I circuiti ottici “programmabili” sono la nuova frontiera della fotonica integrata. Le loro potenzialità sono state pubblicate dalla prestigiosa rivista “Nature”, in uno studio del Politecnico di Milano insieme alla Stanford University, al Max Planck Institute, al Massachusetts Institute of Technology, all’Universiteit Gent e all’Universitat Politècnica de València.

La fotonica sta avendo una diffusione pervasiva in moltissimi contesti applicativi, ed è ormai necessario avere circuiti ottici “general purpose” programmabili direttamente dall’utilizzatore finale. Questi circuiti rappresentano la versione ottica delle ben note FPGA elettroniche, che si contrappongono ai circuiti specifici realizzati per svolgere una sola funzione. Questa versatilità permette di avere un unico prodotto per tante applicazioni diverse, quindi tempi di ricerca e sviluppo ridotti, sensibile riduzione dei costi e maggiore accessibilità a queste tecnologie.

I circuiti ottici programmabili sono oggetti del tutto generici che possono essere configurati “on-demand” per una particolare finalità. La strategia più utilizzata è quella di predisporre su un chip fotonico delle maglie di piste ottiche interconnesse, i cui nodi possono essere configurati via software e possono essere gestiti attraverso opportuni algoritmi di calibrazione e controllo. In questo modo la luce viene distribuita, reindirizzata e ricombinata in modo tale da svolgere la funzione desiderata molto velocemente e a basso consumo energetico. Se si desidera poi cambiare la funzione svolta dal circuito basta riprogrammarlo, senza doverlo sostituire fisicamente.

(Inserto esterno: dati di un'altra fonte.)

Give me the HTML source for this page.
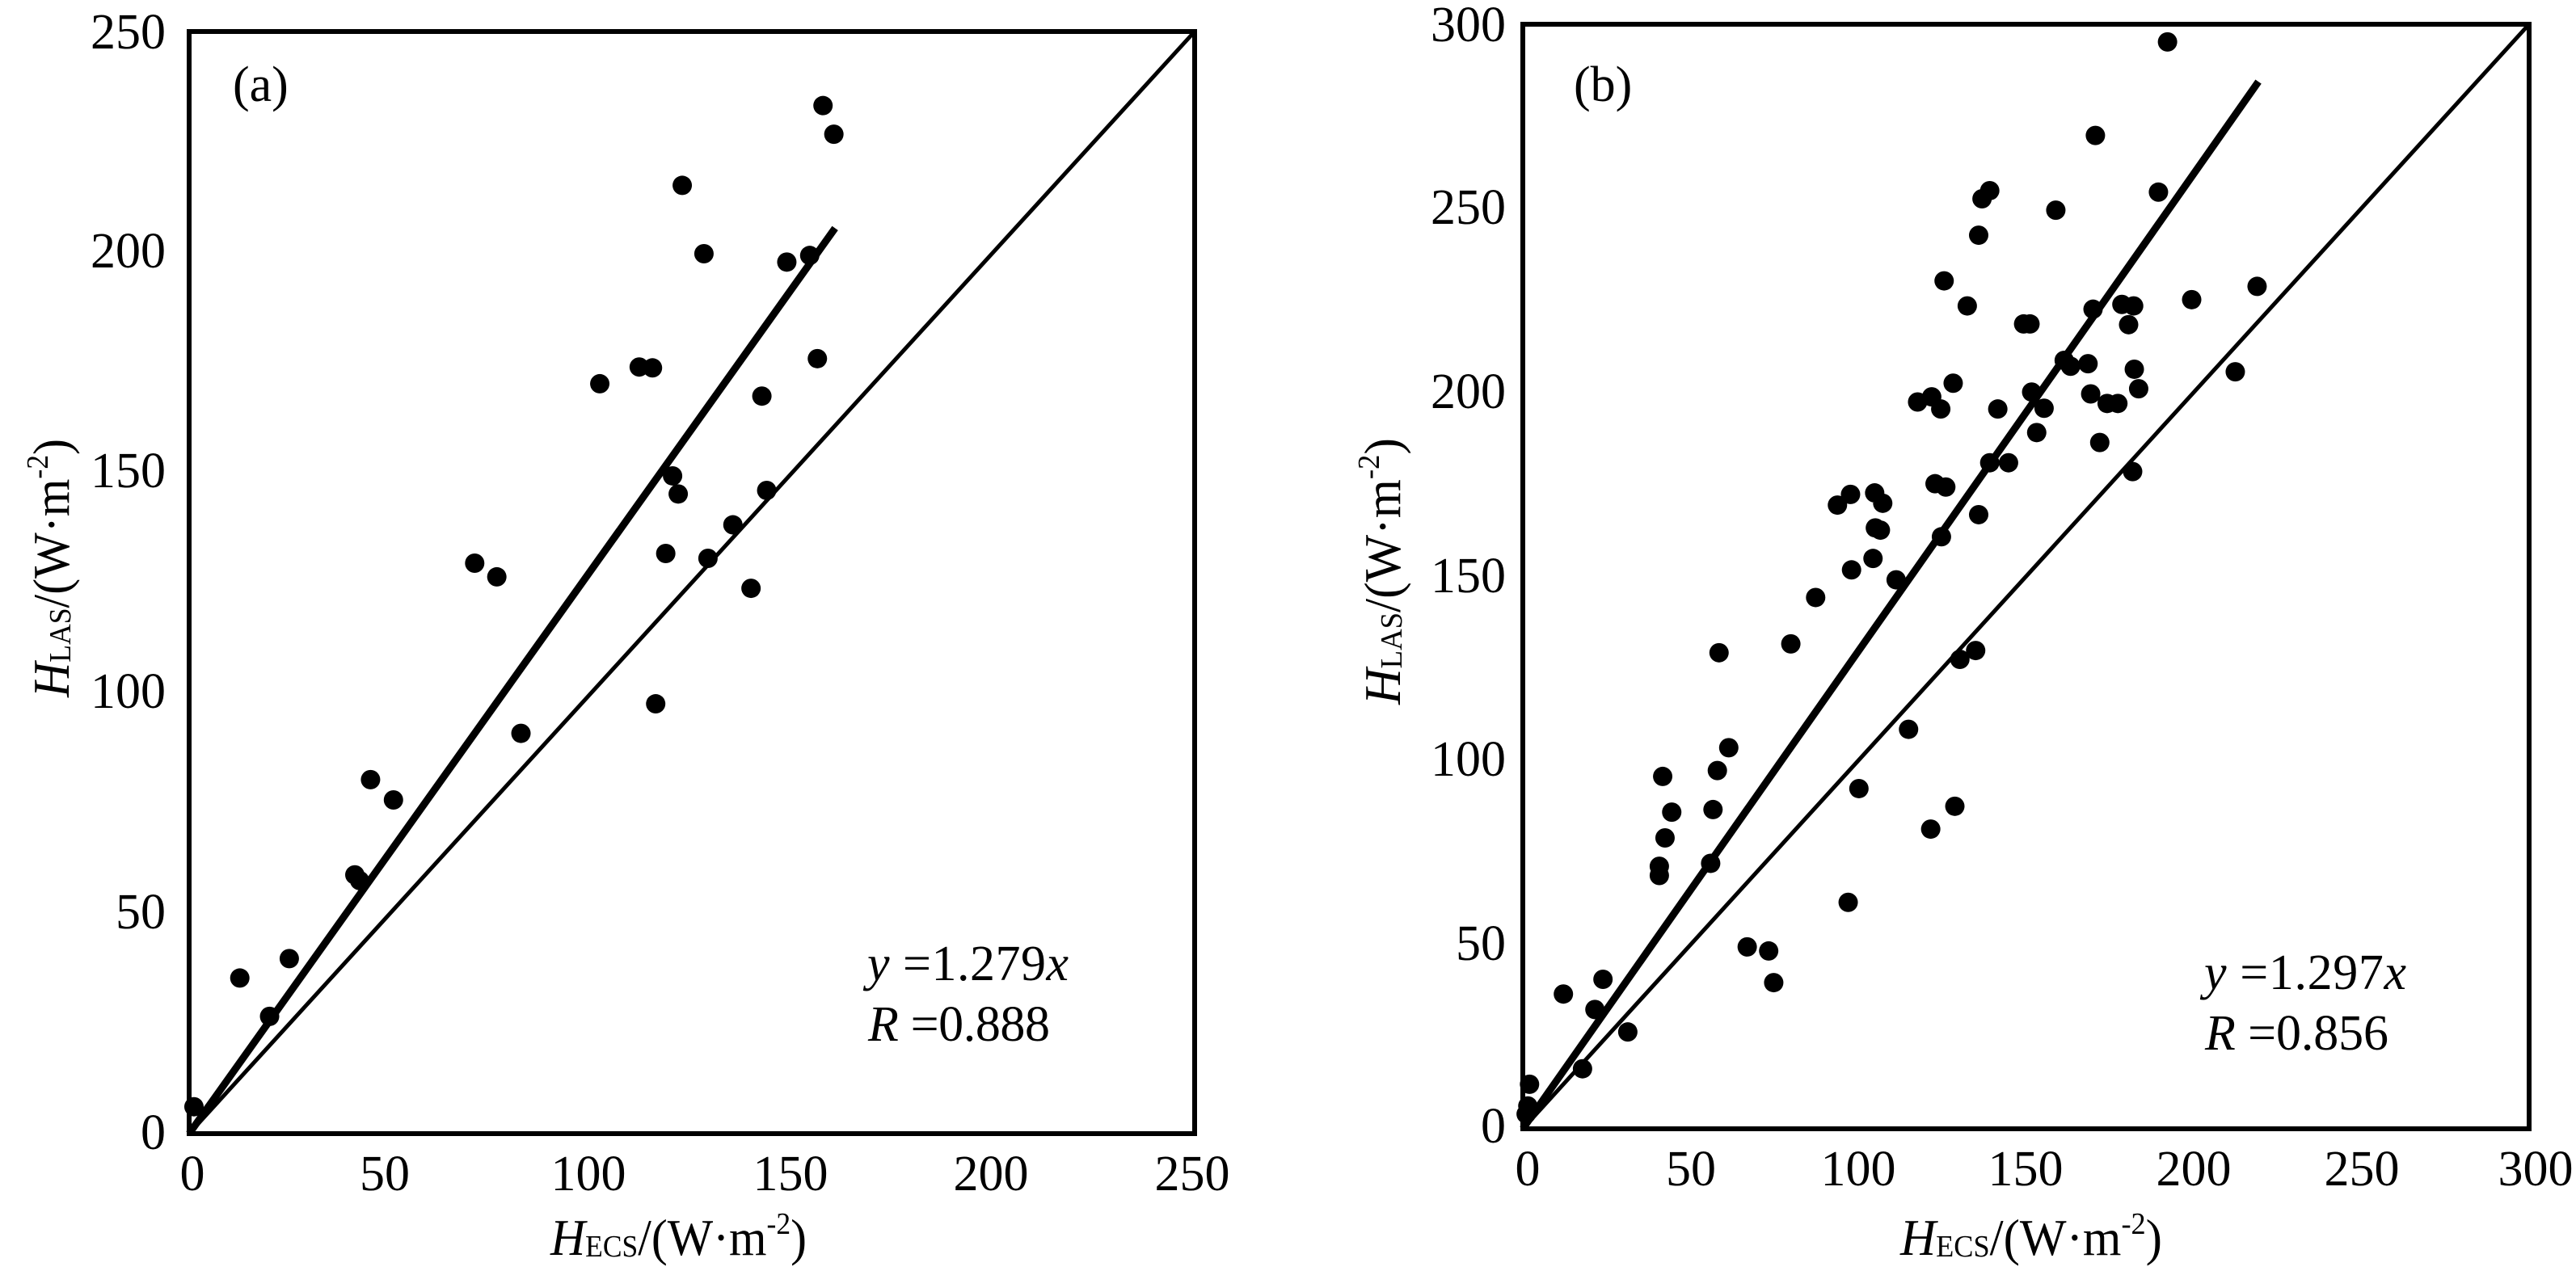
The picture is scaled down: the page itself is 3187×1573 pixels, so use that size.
<!DOCTYPE html>
<html><head><meta charset="utf-8"><style>
html,body{margin:0;padding:0;background:#fff;}
svg{display:block;}
text{font-family:"Liberation Serif","Times New Roman",serif;fill:#000;}
</style></head><body>
<svg width="3187" height="1573" viewBox="0 0 3187 1573" xmlns="http://www.w3.org/2000/svg">
<rect x="0" y="0" width="3187" height="1573" fill="#fff"/>

<g transform="translate(234,1403) scale(4.976,-5.456)" fill="none" stroke="#000">
<path d="M0 0L250 250" stroke-width="5" vector-effect="non-scaling-stroke"/>
<path d="M0 0L160.6 205.4" stroke-width="9" vector-effect="non-scaling-stroke"/>
<path stroke-width="24" stroke-linecap="round" vector-effect="non-scaling-stroke" d="M1.2 6.1h0M12.6 35.3h0M20 26.6h0M24.9 39.7h0M41.2 58.7h0M42.4 57.4h0M45.1 80.3h0M50.8 75.7h0M71 129.4h0M76.5 126.3h0M82.5 90.8h0M102.1 170.1h0M111.9 173.9h0M115.2 173.7h0M116 97.5h0M118.5 131.6h0M120.2 149.2h0M121.6 145.1h0M122.6 215.1h0M128 199.6h0M129 130.5h0M135.2 138.1h0M139.7 123.7h0M142.4 167.3h0M143.6 145.9h0M148.6 197.7h0M154.3 199.2h0M156.2 175.8h0M157.6 233.2h0M160.3 226.7h0"/>
</g>
<rect x="234" y="39" width="1244" height="1364" fill="none" stroke="#000" stroke-width="6"/>

<g font-size="62" text-anchor="end">
<text x="205" y="1422">0</text>
<text x="205" y="1149">50</text>
<text x="205" y="876">100</text>
<text x="205" y="603">150</text>
<text x="205" y="331">200</text>
<text x="205" y="60">250</text>
</g>
<g font-size="62" text-anchor="middle">
<text x="238" y="1473">0</text>
<text x="476" y="1473">50</text>
<text x="728" y="1473">100</text>
<text x="978" y="1473">150</text>
<text x="1226" y="1473">200</text>
<text x="1475" y="1473">250</text>
</g>
<text x="288" y="125" font-size="62">(a)</text>
<text x="1073" y="1213" font-size="62" textLength="249" lengthAdjust="spacing"><tspan font-style="italic">y</tspan> =1.279<tspan font-style="italic">x</tspan></text>
<text x="1074" y="1288" font-size="62" textLength="225" lengthAdjust="spacing"><tspan font-style="italic">R</tspan> =0.888</text>
<text x="681" y="1553" font-size="64" textLength="317" lengthAdjust="spacingAndGlyphs"><tspan font-style="italic">H</tspan><tspan font-size="38" dy="2">ECS</tspan><tspan dy="-2">/(W·m</tspan><tspan font-size="38" dy="-26">-2</tspan><tspan dy="26">)</tspan></text>
<text transform="translate(85,863) rotate(-90)" font-size="64" textLength="320" lengthAdjust="spacingAndGlyphs"><tspan font-style="italic">H</tspan><tspan font-size="38" dy="2">LAS</tspan><tspan dy="-2">/(W·m</tspan><tspan font-size="38" dy="-26">-2</tspan><tspan dy="26">)</tspan></text>

<g transform="translate(1884,1397) scale(4.15,-4.5567)" fill="none" stroke="#000">
<path d="M0 0L300 300" stroke-width="5" vector-effect="non-scaling-stroke"/>
<path d="M0 0L219.3 284.4" stroke-width="9" vector-effect="non-scaling-stroke"/>
<path stroke-width="24" stroke-linecap="round" vector-effect="non-scaling-stroke" d="M2 12.1h0M1.5 6.2h0M1 4h0M12.1 36.6h0M17.8 16.3h0M21.5 32.4h0M23.9 40.6h0M31.3 26.3h0M40.7 71.3h0M40.7 68.8h0M41.7 95.7h0M42.4 79h0M44.4 86h0M56 72.1h0M56.7 86.7h0M58 97.3h0M58.5 129.3h0M61.4 103.5h0M66.9 49.4h0M73.3 48.3h0M74.8 39.7h0M79.9 131.7h0M87.3 144.3h0M93.8 169.4h0M97 61.5h0M97.7 172.3h0M98 151.8h0M100.2 92.4h0M104.4 154.9h0M104.9 172.7h0M105.1 163.2h0M106.6 162.6h0M107.3 169.9h0M111.3 149.1h0M115 108.5h0M117.7 197.4h0M121.6 81.4h0M121.9 198.8h0M122.9 175.2h0M124.6 195.5h0M124.8 160.8h0M125.6 230.3h0M126.1 174.3h0M128.3 202.5h0M128.8 87.6h0M130.3 127.5h0M132.5 223.5h0M135 129.9h0M135.9 242.7h0M135.9 166.8h0M136.9 252.6h0M139.2 254.8h0M139.2 180.9h0M141.6 195.5h0M144.8 180.9h0M149.3 218.6h0M151.2 218.6h0M151.7 200.1h0M153.2 189.1h0M155.4 195.7h0M158.9 249.5h0M161.4 208.7h0M163.3 207.1h0M168.5 207.8h0M169.3 199.6h0M170 222.6h0M170.7 269.8h0M172 186.4h0M174.2 197h0M177.4 197h0M178.6 223.9h0M180.6 218.4h0M181.8 178.5h0M182.1 223.5h0M182.3 206.3h0M183.6 201h0M189.5 254.4h0M192.2 295.2h0M199.4 225.2h0M212.4 205.6h0M218.9 228.8h0"/>
</g>
<rect x="1884" y="30" width="1245" height="1367" fill="none" stroke="#000" stroke-width="6"/>

<g font-size="62" text-anchor="end">
<text x="1863" y="1414">0</text>
<text x="1863" y="1188">50</text>
<text x="1863" y="960">100</text>
<text x="1863" y="733">150</text>
<text x="1863" y="505">200</text>
<text x="1863" y="277">250</text>
<text x="1863" y="51">300</text>
</g>
<g font-size="62" text-anchor="middle">
<text x="1890" y="1467">0</text>
<text x="2092" y="1467">50</text>
<text x="2299" y="1467">100</text>
<text x="2506" y="1467">150</text>
<text x="2714" y="1467">200</text>
<text x="2922" y="1467">250</text>
<text x="3137" y="1467">300</text>
</g>
<text x="1947" y="125" font-size="62">(b)</text>
<text x="2727" y="1224" font-size="62" textLength="250" lengthAdjust="spacing"><tspan font-style="italic">y</tspan> =1.297<tspan font-style="italic">x</tspan></text>
<text x="2728" y="1299" font-size="62" textLength="227" lengthAdjust="spacing"><tspan font-style="italic">R</tspan> =0.856</text>
<text x="2351" y="1553" font-size="64" textLength="324" lengthAdjust="spacingAndGlyphs"><tspan font-style="italic">H</tspan><tspan font-size="38" dy="2">ECS</tspan><tspan dy="-2">/(W·m</tspan><tspan font-size="38" dy="-26">-2</tspan><tspan dy="26">)</tspan></text>
<text transform="translate(1732,872) rotate(-90)" font-size="64" textLength="330" lengthAdjust="spacingAndGlyphs"><tspan font-style="italic">H</tspan><tspan font-size="38" dy="2">LAS</tspan><tspan dy="-2">/(W·m</tspan><tspan font-size="38" dy="-26">-2</tspan><tspan dy="26">)</tspan></text>
</svg>
</body></html>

“Se da un lato è ancora prematuro pensare a dei dispositivi fotonici così evoluti da operare sulla luce in modo analogo agli attuali processori elettronici, ci siamo avvicinati molto alla possibilità di avere dei co-processori fotonici programmabili, in grado di effettuare l’elaborazione dei dati nel dominio ottico per svolgere classi di operazioni in modo estremamente efficiente”, afferma il prof. Andrea Melloni, responsabile del Photonic Devices Lab del Politecnico di Milano.

“Con lo stesso circuito ottico possiamo scegliere se svolgere operazioni matematiche, implementare sistemi di intelligenza artificiale e apprendimento automatico, realizzare reti di sensori on-chip e sistemi di imaging, manipolare stati quantistici della luce. E la rapida convergenza tra le tecnologie elettroniche e fotoniche porterà presto ad avere tutto questo su uno stesso chip di silicio”, aggiunge il prof. Francesco Morichetti responsabile del progetto Superpixels per il Politecnico di Milano.

La nostra università collabora a questa attività di ricerca con il Photonic Devices Lab presso Polifab, il centro di micro e nanotecnologie dell’ateneo. L’attività è finanziata dal progetto europeo Horizon2020 Superpixels, che mira alla realizzazione di sistemi di sensoristica e imaging di nuova generazione sfruttando la manipolazione su chip di segnali luminosi.